Here are the top 10 tips for hiring, training, and managing remote workers:

  1. Establish clear expectations and policies regarding remote work.
  2. If hiring employees, consider using nontraditional recruiting methods.
  3. Be sure remote employees have the necessary technology to complete all responsibilities.
  4. When training remote employees, keep all sessions short and allow adequate time for a Q&A.
  5. Keep training sessions as interactive as possible, as that can help employees learn and retain new information.
  6. Consider holding daily, weekly, and monthly dedicated check-ins by phone, email, or video conferencing.
  7. When working remotely, it’s important to manage time effectively.
  8. Remember to create strong work/life boundaries.
  9. Don’t forget to make time to socialize with coworkers.
  10. Supervisors and employers should work to provide both emotional support and encouragement.

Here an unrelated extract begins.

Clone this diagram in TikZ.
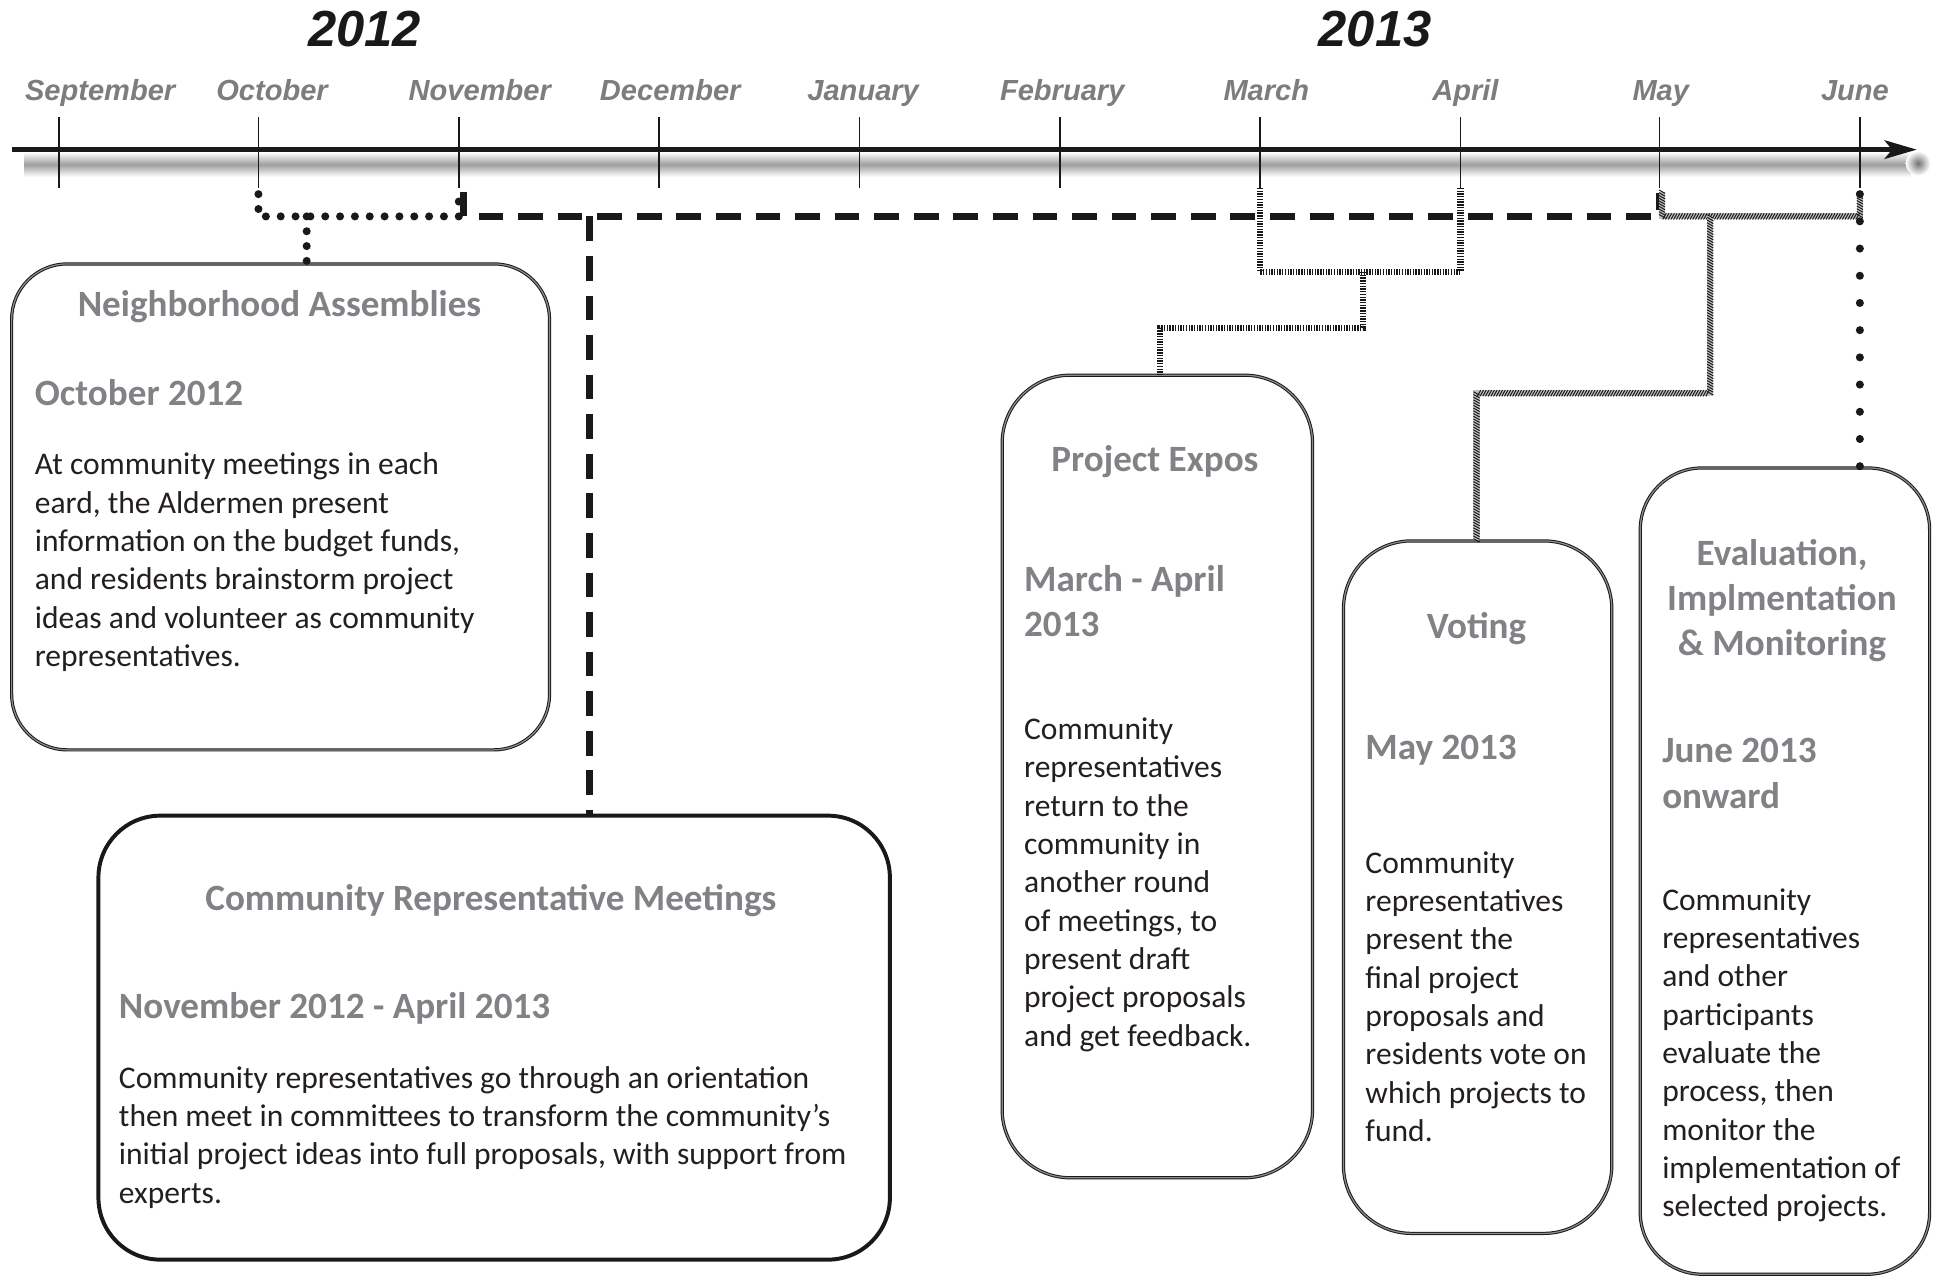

Here is a more detailed recap of tips from Kelly and the resources cited above:

  • Right now, when considering remote work, Kelly encouraged booksellers to think outside the box as much as possible, especially regarding hiring practices and events.
  • Kelly’s biggest piece of advice for booksellers looking to hire remote workers is to go through nontraditional recruitment sources, such as religious organizations. This helps employers find applicants that they wouldn’t normally get.
  • If connecting with religious organizations, be sure they have the technical capability to hold interviews. Kelly has dropped a laptop off at his local church to ensure that applicants could participate in Zoom interviews.
  • Consider attending virtual meetings that aren’t specific to your industry; this is another way booksellers can find unexpected applicants.
  • One company Kelly worked with did short daily check-ins in the morning and the afternoon, and in his experience, it worked well to keep everyone on the same page about daily tasks. It also helped supervisors to know if their employees needed any help. Employees also sent short emails each day summarizing what they worked on.
  • Manage time effectively. Research suggests that time gained by not commuting can decrease productivity during the day. Consider taking 15 minutes to create your own version of a short commute, and use that time to take a short walk or plan your day.
  • Create strong work/life boundaries. This can mean creating an end-of-day ritual where you exercise, talk to a friend or family member, or have a snack.
  • Throughout the day, make time for small chunks of socializing with coworkers. Employers should offer employees several different options for communication technology.
  • Provide employees with both emotional support and encouragement. During stressful times, this helps employees feel listened to, but also like they are supported and have a plan of action.
  • When training remotely, Kelly said to keep sessions short and make room for interaction. This helps people retain important information.
  • While modules and quizzes can be used, and sometimes must be used depending on the training topic, Kelly said in his experience interactive, Zoom-based training sessions have been more effective.
  • Kelly also said that training should be relevant to current social issues; this can mean holding sessions on using gender-neutral pronouns.